The Streets of San Francisco
A brief journal
How is San Francisco lookin’? Okay, I think. I have been going to that city since the mid-1990s—pretty regularly. I have seen its ups and downs. Today I think it is at about a B-minus, C-plus. Something like that. Is that grading on a curve or on an absolute scale?
I’ll have to think about that.
I was in the city for a couple of days early this month. I don’t claim to have done some study. But I took my usual long walks and you notice things.
My assessment—or rather, impression (for “assessment” sounds too formal, almost scientific): fewer street people; fewer needles; less menace; less filth.
Than when? Fewer needles, less menace, etc., than when? Oh, than in the recent past, I would say.
I’ll tell you something new—new since my first visits, that is: The street people, including junkies, now stare and tap at their smartphones (like everyone else). Under bridges and so forth, they look at their smartphones. I hope the phone provides a balm, some relief from daily afflictions.
Let me say something elementary: Politics is important. Government is important. Good government, or bad, makes a significant difference.
This is a point that Bill Kristol stressed many years ago, when I was working at The Weekly Standard (and he was the editor). A lot of us on the right were kind of glibly anti-politics and anti-government.
No, he said: Without good politics and good government, life is blighted.

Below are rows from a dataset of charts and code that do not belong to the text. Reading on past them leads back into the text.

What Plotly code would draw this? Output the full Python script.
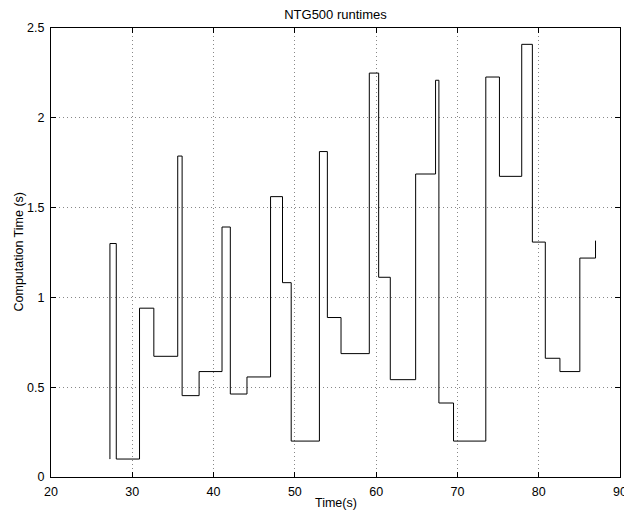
import plotly.graph_objects as go

# Step positions (Time, s) and computation times (s)
time_s = [27.24, 27.25, 28.03, 30.89, 32.65, 35.59, 36.13, 38.22, 41.04, 42.06,
          44.11, 47.01, 48.48, 49.55, 53.02, 54.00, 55.68, 59.16, 60.31, 61.74,
          64.86, 67.31, 67.72, 69.52, 73.49, 75.17, 77.91, 79.22, 80.81, 82.61,
          85.06, 86.99]
comp_time = [0.10, 1.30, 0.10, 0.94, 0.672, 1.787, 0.453, 0.587, 1.392, 0.462,
             0.557, 1.561, 1.082, 0.200, 1.812, 0.888, 0.687, 2.249, 1.112, 0.542,
             1.687, 2.209, 0.412, 0.200, 2.227, 1.674, 2.409, 1.308, 0.661, 0.587,
             1.219, 1.316]

x_ticks = [20, 30, 40, 50, 60, 70, 80, 90]
y_ticks = [0, 0.5, 1, 1.5, 2, 2.5]
y_tick_text = ["0", "0.5", "1", "1.5", "2", "2.5"]

font_family = "Liberation Sans, Arial, sans-serif"
FS = 12.5

W, H = 624, 513
L, R, T, B = 51, 4, 28, 36

fig = go.Figure()
fig.add_trace(go.Scatter(
    x=time_s, y=comp_time, mode="lines",
    line=dict(shape="hv", color="black", width=1),
    showlegend=False, hoverinfo="skip",
))

axis_common = dict(
    showline=True, linecolor="black", linewidth=1, mirror="allticks",
    ticks="inside", ticklen=5, tickcolor="black", tickwidth=1,
    showgrid=True, gridcolor="#888888", gridwidth=1, griddash="1px,3px",
    zeroline=False, automargin=False, ticklabeloverflow="allow",
    tickfont=dict(family=font_family, size=FS, color="black"),
)

fig.update_xaxes(range=[20, 90], tickvals=x_ticks, ticktext=[str(v) for v in x_ticks],
                 ticklabelstandoff=3, **axis_common)
fig.update_yaxes(range=[0, 2.5], tickvals=y_ticks, ticktext=y_tick_text,
                 ticklabelstandoff=3, **axis_common)

fig.update_layout(
    width=W, height=H,
    margin=dict(l=L, r=R, t=T, b=B),
    paper_bgcolor="white", plot_bgcolor="white",
    font=dict(family=font_family, size=FS, color="black"),
    title=dict(text="NTG500 runtimes", x=(L + W - R) / 2 / W, xanchor="center",
               y=1 - 14 / H, yanchor="middle", yref="container",
               font=dict(family=font_family, size=13, color="black")),
    annotations=[
        dict(text="Time(s)", xref="paper", yref="paper", x=0.5, y=-(503 - (H - B)) / (H - T - B),
             xanchor="center", yanchor="middle", showarrow=False,
             font=dict(family=font_family, size=FS, color="black")),
        dict(text="Computation Time (s)", xref="paper", yref="paper",
             x=-(L - 18) / (W - L - R), y=0.5, textangle=-90,
             xanchor="center", yanchor="middle", showarrow=False,
             font=dict(family=font_family, size=FS, color="black")),
    ],
)

fig.write_html(
    "out.html",
    config={"displayModeBar": False},
    post_script="document.body.style.margin='0';document.body.style.overflow='hidden';",
)
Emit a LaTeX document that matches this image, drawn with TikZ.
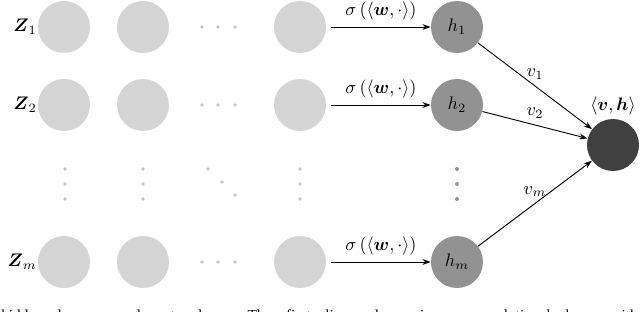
\documentclass[tikz,border=0pt]{standalone}
\usepackage{amsmath}
\usepackage{fontspec}
\newfontfamily\capfont{Liberation Serif}
\usetikzlibrary{arrows.meta}
\definecolor{lightc}{HTML}{D4D4D4}
\definecolor{dotc}{HTML}{C4C4C4}
\definecolor{hidc}{HTML}{929292}
\definecolor{hdotc}{HTML}{959595}
\definecolor{outc}{HTML}{404040}
\tikzset{
  inp/.style={circle, fill=lightc, minimum size=28.6pt, inner sep=0pt},
  hid/.style={circle, fill=hidc, minimum size=28.6pt, inner sep=0pt},
  outn/.style={circle, fill=outc, minimum size=28.6pt, inner sep=0pt},
  dotn/.style={circle, fill=dotc, minimum size=2pt, inner sep=0pt},
  hdotn/.style={circle, fill=hdotc, minimum size=2.2pt, inner sep=0pt},
  arr/.style={-{Stealth[length=4.5pt,width=3.2pt]}, line width=0.5pt},
  zlab/.style={anchor=east, inner sep=0.5pt},
}
\begin{document}
\begin{tikzpicture}[x=0.55pt, y=-0.55pt]
\useasboundingbox (0,0) rectangle (640,312);
% input rows
\foreach \r/\y in {1/27, 2/105, m/262} {
  \node[inp] (a\r) at (64,\y) {};
  \node[inp] (b\r) at (143,\y) {};
  \node[inp] (c\r) at (300,\y) {};
  \node[dotn] (p\r1) at (202,\y) {};
  \node[dotn] (p\r2) at (218,\y) {};
  \node[dotn] (p\r3) at (235,\y) {};
}
\node[zlab] (z1) at (38,27) {$\boldsymbol{Z}_1$};
\node[zlab] (z2) at (38,105) {$\boldsymbol{Z}_2$};
\node[zlab] (zm) at (38,262) {$\boldsymbol{Z}_m$};
% vertical dots
\foreach \n/\x in {a/65, b/143, c/300} {
  \node[dotn] (v\n1) at (\x,169) {};
  \node[dotn] (v\n2) at (\x,184) {};
  \node[dotn] (v\n3) at (\x,199) {};
}
\node[dotn] (d1) at (208,169) {};
\node[dotn] (d2) at (222,182) {};
\node[dotn] (d3) at (235,195) {};
% hidden nodes
\node[hid] (h1) at (457,27) {$h_1$};
\node[hid] (h2) at (457,105) {$h_2$};
\node[hid] (hm) at (457,262) {$h_m$};
\node[hdotn] (hd1) at (457,169) {};
\node[hdotn] (hd2) at (457,184) {};
\node[hdotn] (hd3) at (457,199) {};
% output
\node[outn] (out) at (613,145) {};
\node (outlab) at (613,106) {$\langle \boldsymbol{v}, \boldsymbol{h}\rangle$};
% arrows
\foreach \r in {1,2,m} {
  \draw[arr] ([xshift=2.75pt]c\r.east) -- (h\r) node[midway, above] {$\sigma\left(\langle \boldsymbol{w}, \cdot \rangle\right)$};
}
\draw[arr] (h1) -- (out) node[midway, above] {$v_1$};
\draw[arr] (h2) -- (out) node[midway, above] {$v_2$};
\draw[arr] (hm) -- (out) node[midway, above] {$v_m$};
% truncated caption (only its top shows, as in the source)
\node[anchor=base west, inner sep=0pt] (cap) at (1,320.5) {\capfont\fontsize{8.4}{10}\selectfont\makebox[350pt][s]{hidden layer neural network. The first linear layer is a convolutional layer with}};
\end{tikzpicture}
\end{document}
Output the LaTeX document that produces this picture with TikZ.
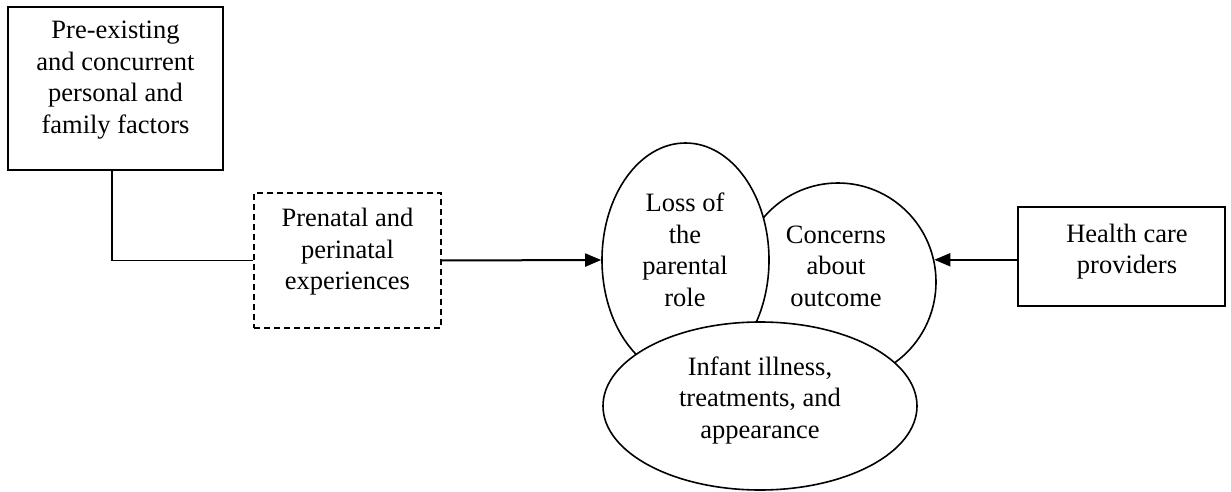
\documentclass[tikz,border=0pt]{standalone}
\usepackage{fontspec}
\setmainfont{Liberation Serif}
\usetikzlibrary{shapes.geometric,arrows.meta}
\begin{document}
\begin{tikzpicture}[x=1pt,y=-1pt,line width=1.6pt,
  txt/.style={align=center,font=\fontsize{26.5}{31.5}\selectfont,inner sep=0pt},
  box/.style={draw,rectangle,inner sep=0pt,line width=1.6pt},
  dbox/.style={draw,rectangle,inner sep=0pt,line width=1.6pt,dash pattern=on 6pt off 4pt},
  ell/.style={draw,ellipse,fill=white,inner sep=0pt,line width=1.6pt},
  arr/.style={line width=2pt,-{Triangle[length=16pt,width=13pt]}}]
\useasboundingbox (0,0) rectangle (1231,492);
% boxes
\node[box,minimum width=215pt,minimum height=163pt] (fac) at (115.5,88.5) {};
\node[txt] (factxt) at (115.5,80) {Pre-existing\\and concurrent\\personal and\\family factors};
\node[dbox,minimum width=187pt,minimum height=135pt] (pre) at (347.5,260.5) {};
\node[txt] (pretxt) at (347.5,252) {Prenatal and\\perinatal\\experiences};
\node[box,minimum width=207pt,minimum height=99pt] (hcp) at (1121.5,256.5) {};
\node[txt] (hcptxt) at (1127,251.5) {Health care\\providers};
% ellipses
\node[ell,minimum width=196pt,minimum height=198pt] (conc) at (838,282) {};
\node[ell,minimum width=167pt,minimum height=234pt] (loss) at (685.5,260) {};
\node[ell,minimum width=314pt,minimum height=168pt] (inf) at (760,406) {};
\node[txt] (conctxt) at (836,266) {Concerns\\about\\outcome};
\node[txt] (losstxt) at (685,250) {Loss of\\the\\parental\\role};
\node[txt] (inftxt) at (760,400) {Infant illness,\\treatments, and\\appearance};
% connectors
\draw[line width=1.6pt] (fac.south -| 112,0) |- (pre.west);
\draw[arr] (pre.east) -- (loss.west);
\draw[arr] (hcp.west |- conc.13) -- (conc.13);
\end{tikzpicture}
\end{document}
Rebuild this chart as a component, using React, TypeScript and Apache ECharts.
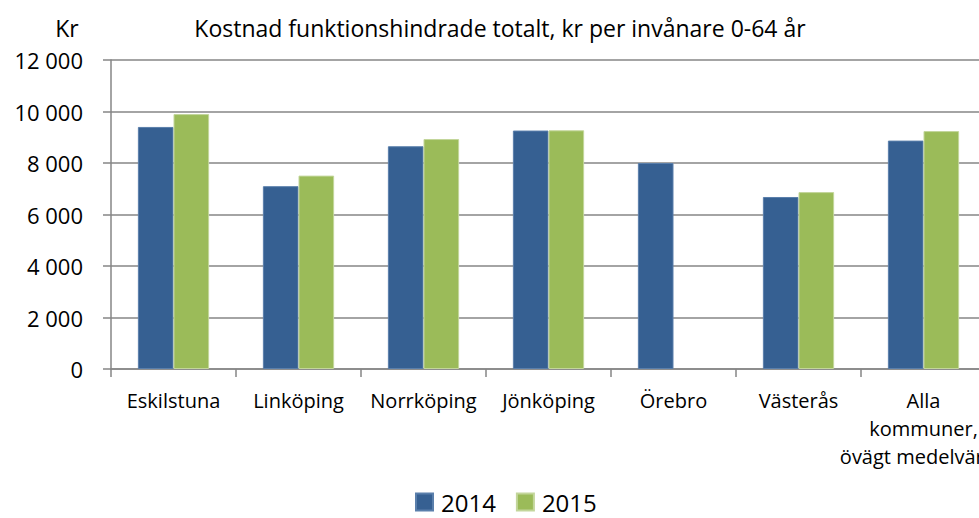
import React, { useEffect, useRef } from "react";
import * as echarts from "echarts";

const categories = [
  "Eskilstuna",
  "Linköping",
  "Norrköping",
  "Jönköping",
  "Örebro",
  "Västerås",
  "Alla\nkommuner,\növägt medelvärde",
];
const values2014 = [9400, 7100, 8650, 9260, 8000, 6680, 8870];
const values2015: (number | null)[] = [9900, 7510, 8930, 9270, null, 6870, 9240];
const seriesNames = ["2014", "2015"];
const titleText = "Kostnad funktionshindrade totalt, kr per invånare 0-64 år";
const yUnit = "Kr";

const FONT = "Open Sans";

export default function App() {
  const ref = useRef<HTMLDivElement>(null);
  useEffect(() => {
    if (!ref.current) return;
    const chart = echarts.init(ref.current, null, { renderer: "svg" });
    chart.setOption({
      animation: false,
      backgroundColor: "#ffffff",
      textStyle: { fontFamily: FONT },
      graphic: [
        {
          type: "text",
          x: 500,
          y: 28,
          style: {
            text: titleText,
            fontFamily: FONT,
            fontSize: 23,
            fill: "#000",
            align: "center",
            verticalAlign: "middle",
          },
        },
        {
          type: "text",
          x: 67,
          y: 28,
          style: {
            text: yUnit,
            fontFamily: FONT,
            fontSize: 23,
            fill: "#000",
            align: "center",
            verticalAlign: "middle",
          },
        },
      ],
      legend: {
        top: 490,
        left: 415,
        padding: 0,
        itemWidth: 17,
        itemHeight: 17,
        itemGap: 20,
        icon: "rect",
        textStyle: { fontFamily: FONT, fontSize: 24, color: "#000", padding: [0, 0, 0, 3] },
        data: seriesNames,
      },
      grid: {
        left: 111,
        right: -7,
        top: 60,
        bottom: 149,
        containLabel: false,
        outerBoundsMode: "none",
      },
      xAxis: {
        type: "category",
        data: categories,
        axisLine: { show: true, lineStyle: { color: "#868686", width: 1.5 } },
        axisTick: { show: true, length: 8, lineStyle: { color: "#868686", width: 1.5 } },
        axisLabel: {
          interval: 0,
          margin: 17,
          fontFamily: FONT,
          fontSize: 20,
          color: "#000",
          lineHeight: 28,
        },
      },
      yAxis: {
        type: "value",
        min: 0,
        max: 12000,
        interval: 2000,
        axisLine: { show: true, lineStyle: { color: "#868686", width: 1.5 } },
        axisTick: { show: true, length: 8, lineStyle: { color: "#868686", width: 1.5 } },
        splitLine: { show: true, lineStyle: { color: "#868686", width: 1.5 } },
        axisLabel: {
          margin: 28,
          fontFamily: FONT,
          fontSize: 22,
          color: "#000",
          formatter: (v: number) => String(v).replace(/\B(?=(\d{3})+(?!\d))/g, " "),
        },
      },
      series: [
        {
          name: seriesNames[0],
          type: "bar",
          data: values2014,
          barGap: "0%",
          barCategoryGap: "43%",
          itemStyle: { color: "#366092", borderColor: "#5a7fab", borderWidth: 1 },
        },
        {
          name: seriesNames[1],
          type: "bar",
          data: values2015,
          itemStyle: { color: "#9bbb59", borderColor: "#c3d69b", borderWidth: 1 },
        },
      ],
    });
    return () => chart.dispose();
  }, []);
  return (
    <div
      ref={ref}
      style={{ position: "absolute", left: 0, top: 0, width: 979, height: 518 }}
    />
  );
}
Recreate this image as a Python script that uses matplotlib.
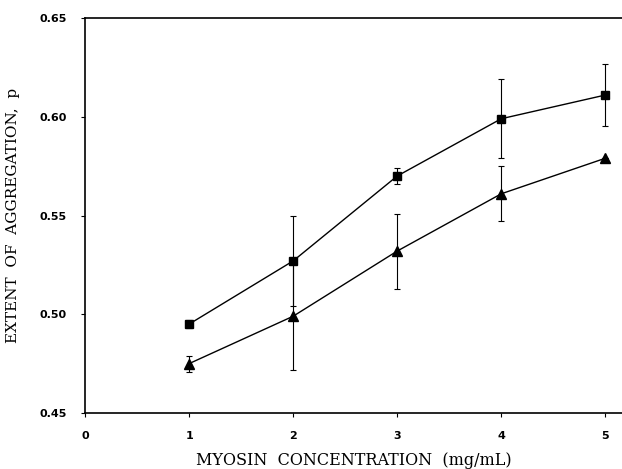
import matplotlib
matplotlib.use("Agg")
import matplotlib.pyplot as plt

conc = [1, 2, 3, 4, 5]

# squares (upper series)
sq_p = [0.495, 0.527, 0.570, 0.599, 0.611]
sq_err = [0.002, 0.023, 0.004, 0.020, 0.0155]

# triangles (lower series)
tri_p = [0.475, 0.499, 0.532, 0.561, 0.579]
tri_err = [0.004, 0.027, 0.019, 0.014, 0.0]

x_ticks = [0, 1, 2, 3, 4, 5]
y_ticks = [0.45, 0.50, 0.55, 0.60, 0.65]


def main():
    fig = plt.figure(figsize=(6.22, 4.69), dpi=100)
    ax = fig.add_axes([0.1367, 0.1194, 0.8633, 0.8422])

    ebkw = dict(ecolor="k", elinewidth=0.8, capsize=2.5, capthick=0.8)
    ax.errorbar(conc, sq_p, yerr=sq_err, color="k", linewidth=1.0,
                marker="s", markersize=5.5, markerfacecolor="k", **ebkw)
    ax.errorbar(conc, tri_p, yerr=tri_err, color="k", linewidth=1.0,
                marker="^", markersize=6.5, markerfacecolor="k", **ebkw)

    ax.set_xlim(0, 5.16)
    ax.set_ylim(0.45, 0.65)
    ax.set_xticks(x_ticks)
    ax.set_yticks(y_ticks)
    ax.set_yticklabels([f"{v:.2f}" for v in y_ticks])

    ax.spines["right"].set_visible(False)
    for s in ("left", "top", "bottom"):
        ax.spines[s].set_linewidth(1.2)

    ax.tick_params(direction="out", length=3, width=0.8, labelsize=8)
    for lab in ax.get_xticklabels() + ax.get_yticklabels():
        lab.set_fontweight("bold")
    ax.tick_params(axis="x", pad=10)
    ax.tick_params(axis="y", pad=10)

    ax.set_xlabel("MYOSIN  CONCENTRATION  (mg/mL)", family="DejaVu Serif",
                  fontsize=11.5, labelpad=8)
    ax.set_ylabel("EXTENT  OF  AGGREGATION,  p", family="DejaVu Serif",
                  fontsize=11, labelpad=14)

    fig.savefig("out.png", dpi=100)


if __name__ == "__main__":
    main()
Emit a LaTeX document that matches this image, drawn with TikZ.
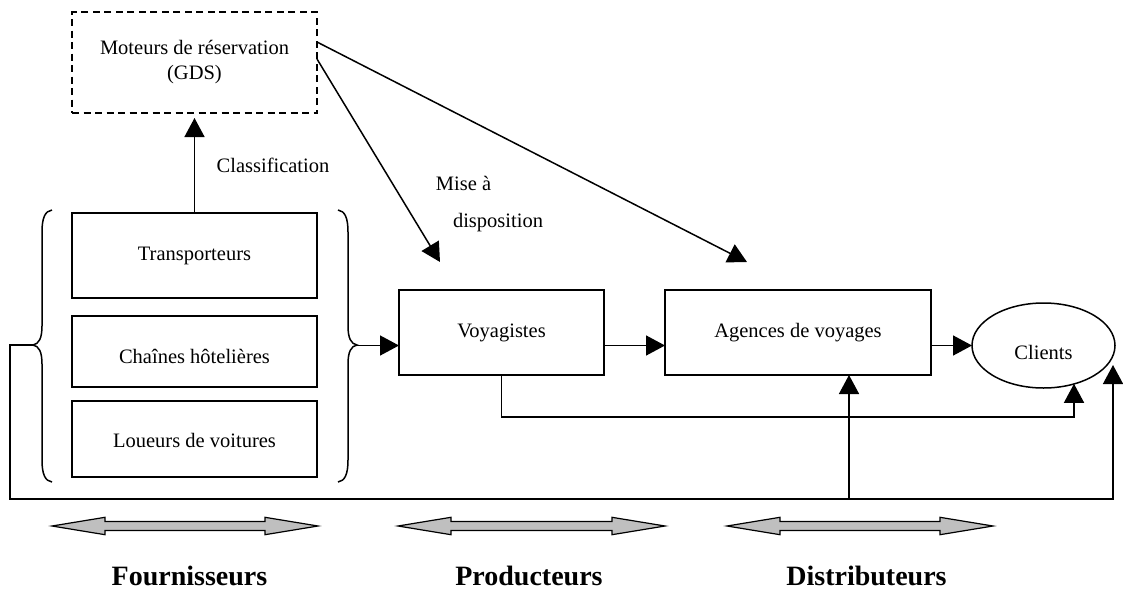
\documentclass[tikz,border=0pt]{standalone}
\usepackage{fontspec}
\setmainfont{Liberation Serif}
\usetikzlibrary{arrows.meta,shapes.geometric,calc}
\newcommand\myband[2]{%
  \draw[band] (#1,526) -- ++(53,-8.7) -- ++(0,4.2) -- ({#2-53},521.5) -- ++(0,-4.2)
    -- (#2,526) -- ++(-53,8.7) -- ++(0,-4.2) -- ({#1+53},530.5) -- ++(0,4.2) -- cycle;}
\newcommand\shifttxt[2]{\raisebox{#1}[\height][\depth]{#2}}
\begin{document}
\begin{tikzpicture}[x=1pt,y=-1pt,
  every node/.style={font=\fontsize{20.5}{25}\selectfont},
  box/.style={draw,line width=1.5pt,inner sep=0pt,outer sep=0pt},
  gds/.style={draw,line width=1.3pt,dash pattern=on 7pt off 4.5pt,inner sep=0pt,outer sep=0pt,align=center},
  conn/.style={line width=1.5pt,-{Triangle[length=19pt,width=20pt]}},
  brace/.style={line width=1.5pt},
  band/.style={draw,line width=1.2pt,fill=black!25,line join=miter},
  lab/.style={font=\fontsize{28}{30}\selectfont\bfseries,anchor=base}]
\useasboundingbox (0,0) rectangle (1123,589);

% boxes
\node[gds,minimum width=245pt,minimum height=101pt] (gds) at (194.5,62.5) {Moteurs de réservation\\(GDS)};
\node[box,minimum width=245pt,minimum height=85pt] (tr) at (194.5,255.5) {Transporteurs};
\node[box,minimum width=245pt,minimum height=71pt] (ch) at (194.5,351.5) {\shifttxt{-4.5pt}{Chaînes hôtelières}};
\node[box,minimum width=245pt,minimum height=76pt] (lo) at (194.5,439) {\shifttxt{-1pt}{Loueurs de voitures}};
\node[box,minimum width=205pt,minimum height=85pt] (voy) at (501.5,332.5) {Voyagistes};
\node[box,minimum width=266pt,minimum height=85pt] (ag) at (798,332.5) {Agences de voyages};
\node[draw,ellipse,line width=1.5pt,inner sep=0pt,outer sep=0pt,minimum width=143pt,minimum height=85pt] (cl) at (1043.5,345.5) {\shifttxt{-7pt}{Clients}};

% labels
\node (cla) at (273,165) {Classification};
\node (mise) at (463.5,183) {Mise à};
\node (disp) at (498,223) {disposition};

% braces
\draw[brace] (52,210) .. controls (45,211) and (42,218) .. (42,232) -- (42,326)
  .. controls (42,338) and (39,344) .. (33,345) .. controls (39,346) and (42,352) .. (42,364)
  -- (42,460) .. controls (42,474) and (45,481) .. (52,482);
\draw[brace] (338,210) .. controls (345,211) and (348,218) .. (348,232) -- (348,326)
  .. controls (348,338) and (351,344) .. (357,345) .. controls (351,346) and (348,352) .. (348,364)
  -- (348,460) .. controls (348,474) and (345,481) .. (338,482);
\coordinate (lb) at (33,345);
\coordinate (rb) at (357,345.5);

% connectors
\draw[conn,shorten >=5pt] (tr.north) -- (gds.south);
\coordinate (g1) at (gds.east |- 0,42);
\coordinate (g2) at (gds.east |- 0,59);
\coordinate (t1) at (440,262);
\coordinate (t2) at (747,262);
\draw[conn] (g2) -- (t1);
\draw[conn] (g1) -- (t2);
\draw[conn] (rb) -- (rb -| voy.west);
\draw[conn] (voy.east |- rb) -- (ag.west |- rb);
\draw[conn] (ag.east |- rb) -- (cl.west);
\coordinate (c1) at (1074,417);
\draw[conn] (voy.south) |- (c1) -- (c1 |- cl.-51);
\coordinate (b0) at (10,499);
\coordinate (b1) at (1113,499);
\coordinate (b2) at (1113,365);
\coordinate (ba) at (849,499);
\draw[conn] (lb) -| (b0) -- (b1) -- (b2);
\draw[conn] (ba) -- (ag.south -| ba);

% bottom bands
\myband{52}{318}
\myband{398}{665}
\myband{727}{993}
\node[lab] (fl) at (189.5,585) {Fournisseurs};
\node[lab] (pl) at (529,585) {Producteurs};
\node[lab] (dl) at (866.5,585) {Distributeurs};
\end{tikzpicture}
\end{document}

You cannot leave these arenas to charlatans and knaves.
I can tell you something from (almost) 30 years of living in New York: A city is like a garden. It needs constant tending. A little neglect, and things go wrong, and a lot of neglect, things go to pot.
All of this is elementary, almost embarrassingly so. But the elementary needs stressing and re-stressing.
Okay, I’ll now switch to journal mode—present tense and all ...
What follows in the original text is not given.